Trip through space with your very own time machine. The Tardis transforms your ungainly treadly into a compact bundle - handy when smuggling it onto planes and trains. Unbolt the stem to release handlebars, whip off the pedals and rear derailleur, then remove the wheels and seat. The frame is cunningly placed upside down with the wheels loaded on either side to protect the fragile bits. Shrinks into a compact package when you get to where you're going. Doctor Who?
> Fits most cross country mtbs (including 29'ers), road and touring bikes.
> Dual compression straps ensure a snug fit for smaller bikes.
> Sturdy carry handles and shoulder strap.
> Internal sleeves locate wheels.
> Lockable 10 coil zips.
> Front and rear drop-out spacers protect your frame 'n' forks in transit.
> Internal pocket for stowing pedals and tools.
> Foam padding at hub protects bag from rubbing.
> Folds into compact 'A4' x 8cm storage bag.
> Dimensions: 115cm x 75cm
> Weight: 1620 gm
Will my bike fit in this bag?
> All hard-tail, lightweight XC dual suspension and 29'er mountain bikes should easily fit into either the Body Bag or Tardis. Some Freeride and most full-noise downhill bikes may struggle to fit - mainly due to their moto inspired tyres, long wheel base, high front end and triple clamp forks (which won't swivel 180 degrees as required). Likewise for road frames bigger than 60cm. All may require more parts removed to squeeze them in.
What bits do I have to remove to fit my bike in the Tardis?
> The Tardis is designed to make transporting your bike just that much easier. Airline travel is hard on your luggage so be prepared for a bit of wear and tear. They will not protect your bike from getting squashed - adding extra bits of cardboard or foam around the fragile bits for stiffening and protection can help minimise bumps and bruises.
> You'll need to dismantle your bike a little to fit it in. Remove the wheels, seat, and pedals first. Use the skewers from your wheels to lock the plastic spacers (provided) into the front and rear dropouts. Also slide some cardboard between your disk pads to prevent them being inadvertently squeezed closed in transit.

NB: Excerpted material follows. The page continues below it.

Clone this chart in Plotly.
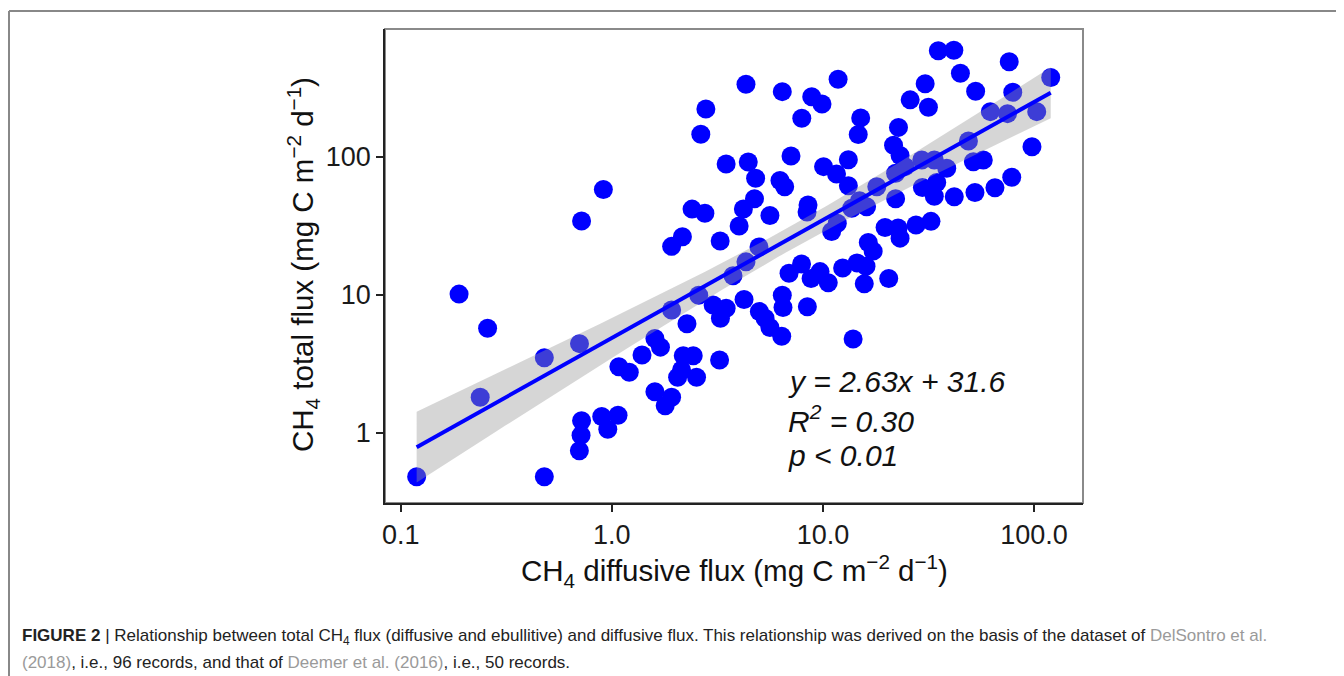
import numpy as np
import plotly.graph_objects as go

# CH4 diffusive flux (x) and total flux (y), mg C m-2 d-1
diffusive = [
    0.119, 0.189, 0.258, 0.238, 0.479, 0.479, 0.703, 0.719, 0.912, 0.719,
    0.715, 0.702, 0.896, 0.957, 1.07, 1.08, 1.21, 1.39, 1.60, 1.70,
    1.60, 1.79, 1.92, 1.92, 2.27, 2.18, 2.43, 2.05, 2.14, 2.52,
    2.58, 1.92, 2.16, 2.40, 2.76, 2.64, 2.79, 3.02, 3.27, 3.48,
    3.24, 3.75, 4.23, 3.26, 3.48, 4.43, 4.80, 4.32, 4.01, 4.20,
    4.74, 5.61, 4.98, 4.32, 5.00, 5.32, 5.61, 6.38, 6.42, 6.47,
    8.44, 6.91, 7.92, 8.79, 9.69, 10.6, 6.26, 6.59, 7.06, 6.42,
    7.94, 8.85, 9.90, 8.50, 8.41, 10.07, 11.6, 11.0, 11.7, 12.4,
    11.8, 13.2, 13.2, 14.7, 15.1, 22.8, 21.6, 23.2, 25.9, 30.5,
    31.6, 35.2, 41.7, 44.8, 52.9, 76.3, 79.3, 120.0, 62.1, 74.9,
    103.0, 48.9, 97.8, 18.0, 22.1, 24.5, 29.4, 33.7, 38.6, 29.6,
    34.6, 33.7, 41.9, 52.5, 65.3, 78.4, 51.6, 57.5, 22.1, 14.9,
    16.1, 13.7, 19.7, 22.7, 23.2, 27.6, 32.5, 16.4, 17.3, 14.5,
    16.0, 15.7, 20.5, 13.9,
]
total = [
    0.48, 10.1, 5.71, 1.81, 3.49, 0.48, 4.42, 34.2, 57.8, 1.22,
    0.96, 0.74, 1.31, 1.06, 1.34, 3.01, 2.74, 3.66, 4.81, 4.17,
    1.98, 1.57, 1.81, 7.75, 6.17, 3.61, 3.61, 2.52, 2.85, 2.52,
    9.9, 22.4, 26.3, 41.7, 38.9, 145.6, 221.6, 8.42, 6.75, 7.97,
    3.36, 13.7, 9.23, 24.5, 88.5, 91.6, 69.7, 335.0, 31.5, 41.8,
    49.6, 37.5, 22.2, 17.3, 7.55, 6.75, 5.78, 5.0, 9.9, 8.08,
    8.19, 14.3, 16.7, 13.1, 14.7, 12.2, 67.3, 60.6, 101.0, 296.0,
    190.0, 272.0, 241.0, 44.7, 39.7, 84.7, 75.0, 28.7, 32.9, 15.6,
    364.0, 95.1, 61.5, 145.0, 191.0, 163.0, 121.0, 102.0, 258.0, 338.0,
    228.0, 585.0, 590.0, 402.0, 298.0, 488.0, 293.0, 375.0, 212.0, 205.0,
    212.0, 130.0, 118.0, 60.6, 75.8, 84.7, 94.6, 94.6, 82.4, 59.8,
    65.0, 51.6, 51.3, 55.0, 59.6, 70.9, 92.0, 94.6, 49.5, 47.9,
    43.4, 42.3, 30.7, 30.4, 25.7, 32.0, 34.0, 23.9, 20.7, 17.0,
    16.1, 12.0, 13.1, 4.78,
]

x_tickvals = [0.1, 1, 10, 100]
x_ticktext = ["0.1", "1.0", "10.0", "100.0"]
y_tickvals = [1, 10, 100]
y_ticktext = ["1", "10", "100"]

# log-log least squares fit with 95% confidence band
lx = np.log10(np.array(diffusive))
ly = np.log10(np.array(total))
n = len(lx)
slope, intercept = np.polyfit(lx, ly, 1)
resid = ly - (slope * lx + intercept)
s = np.sqrt(np.sum(resid ** 2) / (n - 2))
sxx = np.sum((lx - lx.mean()) ** 2)
t_crit = 1.977
grid = np.linspace(lx.min(), lx.max(), 80)
fit = slope * grid + intercept
se = s * np.sqrt(1.0 / n + (grid - lx.mean()) ** 2 / sxx)
upper = fit + t_crit * se
lower = fit - t_crit * se

fig = go.Figure()
fig.add_trace(go.Scatter(
    x=diffusive, y=total, mode="markers",
    marker=dict(color="#0000ff", size=19, line=dict(width=0)),
    hoverinfo="skip", showlegend=False,
))
band_x = np.concatenate([10 ** grid, (10 ** grid)[::-1]])
band_y = np.concatenate([10 ** upper, (10 ** lower)[::-1]])
fig.add_trace(go.Scatter(
    x=band_x, y=band_y, mode="lines", fill="toself",
    fillcolor="rgba(153,153,153,0.4)", line=dict(width=0),
    hoverinfo="skip", showlegend=False,
))
fig.add_trace(go.Scatter(
    x=10 ** grid, y=10 ** fit, mode="lines",
    line=dict(color="#0000ff", width=4),
    hoverinfo="skip", showlegend=False,
))

OFF = 8  # page body margin
SW, SH = 1344, 676
W, H = SW - OFF, SH - OFF
# plot box in screen pixels
L, R, T, B = 385, 1083, 29, 503
pw, ph = R - L, B - T


def px(x):
    return (x - L) / pw


def py(y):
    return (B - y) / ph


axis_common = dict(
    type="log", showgrid=False, zeroline=False,
    showline=True, linecolor="#222", linewidth=1.5,
    ticks="outside", ticklen=7, tickwidth=1.5, tickcolor="#222",
    tickfont=dict(family="Liberation Sans, Arial, sans-serif", size=27, color="#1a1a1a"),
)
fig.update_layout(
    width=W, height=H,
    margin=dict(l=L - OFF, r=SW - R, t=T - OFF, b=SH - B),
    paper_bgcolor="white", plot_bgcolor="white",
    xaxis=dict(range=[-1.0744, 2.232], tickvals=x_tickvals, ticktext=x_ticktext, **axis_common),
    yaxis=dict(range=[-0.509, 2.925], tickvals=y_tickvals, ticktext=y_ticktext, **axis_common),
    font=dict(family="Liberation Sans, Arial, sans-serif"),
)

# plot box (top/right in grey) and figure frame
fig.add_shape(type="rect", xref="paper", yref="paper", x0=0, y0=0, x1=1, y1=1,
              line=dict(color="#8a8a8a", width=2), layer="below")
fig.add_shape(type="line", xref="paper", yref="paper",
              x0=px(9), y0=py(11), x1=px(9), y1=py(680), line=dict(color="#888", width=2))
fig.add_shape(type="line", xref="paper", yref="paper",
              x0=px(9), y0=py(11), x1=px(1350), y1=py(11), line=dict(color="#888", width=2))

txt = dict(family="Liberation Sans, Arial, sans-serif", size=30, color="#111")
for label, yy in [("<i>y = 2.63x + 31.6</i>", 381.7),
                  ("<i>R<sup>2</sup> = 0.30</i>", 418.5),
                  ("<i>p < 0.01</i>", 455)]:
    fig.add_annotation(text=label, xref="paper", yref="paper", x=px(786), y=py(yy),
                       xanchor="left", yanchor="middle", showarrow=False, font=txt)

title_font = dict(family="Liberation Sans, Arial, sans-serif", size=29.5, color="#111")
fig.add_annotation(text="CH<sub>4</sub> diffusive flux (mg C m<sup>−2</sup> d<sup>−1</sup>)",
                   xref="paper", yref="paper", x=px(734), y=py(571),
                   xanchor="center", yanchor="middle", showarrow=False, font=title_font)
fig.add_annotation(text="CH<sub>4</sub> total flux (mg C m<sup>−2</sup> d<sup>−1</sup>)",
                   xref="paper", yref="paper", x=px(303), y=py(265), textangle=-90,
                   xanchor="center", yanchor="middle", showarrow=False, font=title_font)

cap_font = dict(family="Liberation Sans, Arial, sans-serif", size=17, color="#222")
link = "#9a9a9a"
cap1 = ("<b>FIGURE 2</b> | Relationship between total CH<sub>4</sub> flux (diffusive and ebullitive) "
        "and diffusive flux. This relationship was derived on the basis of the dataset of "
        f"<span style='color:{link}'>DelSontro et al.</span>")
cap2 = (f"<span style='color:{link}'>(2018)</span>, i.e., 96 records, and that of "
        f"<span style='color:{link}'>Deemer et al. (2016)</span>, i.e., 50 records.")
fig.add_annotation(text=cap1, xref="paper", yref="paper", x=px(20), y=py(637),
                   xanchor="left", yanchor="middle", showarrow=False, font=cap_font)
fig.add_annotation(text=cap2, xref="paper", yref="paper", x=px(20), y=py(662),
                   xanchor="left", yanchor="middle", showarrow=False, font=cap_font)

fig.write_html("out.html")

> Tuck pedals into the pocket and pop the wheels into the sleeves. Remove your handlebars and place along side your forks then lastly whip off your rear derailleur. Be careful screwing your derailleur back on - it's easy to cross-thread, which is a bad way to start your holiday.
> Check out our YouTube video for the full demonstration www.youtube.com/watch?v=raUiKoRu2Oc&feature=plcp
What is the difference between the Tardis and the Body Bag?
> The Body Bag's best feature is that you need only to whip off your front wheel and seat to fit in your bike, although we reckon it's a good idea to remove your pedals too. You do need to add cardboard down the sides for impact protection, which you can dispose of at your destination then stock up again for the next train/plane/boat. When touring you can get away with leaving the rear rack on.
> The Tardis is much more compact, requiring you to take off both wheels, pedals, back derailleur and handlebars. It doesn't require any extra padding and is easily lugged around. The added hassle of breaking your bike down is easily outweighed by the ease of handling the full bag in its smaller state. The Tardis is the best if you have multiple transits and have to drag your bike around with you. It's also useful on trains and buses as it often fits into the luggage racks. Both do a fair impersonation of a tablecloth at your campsite!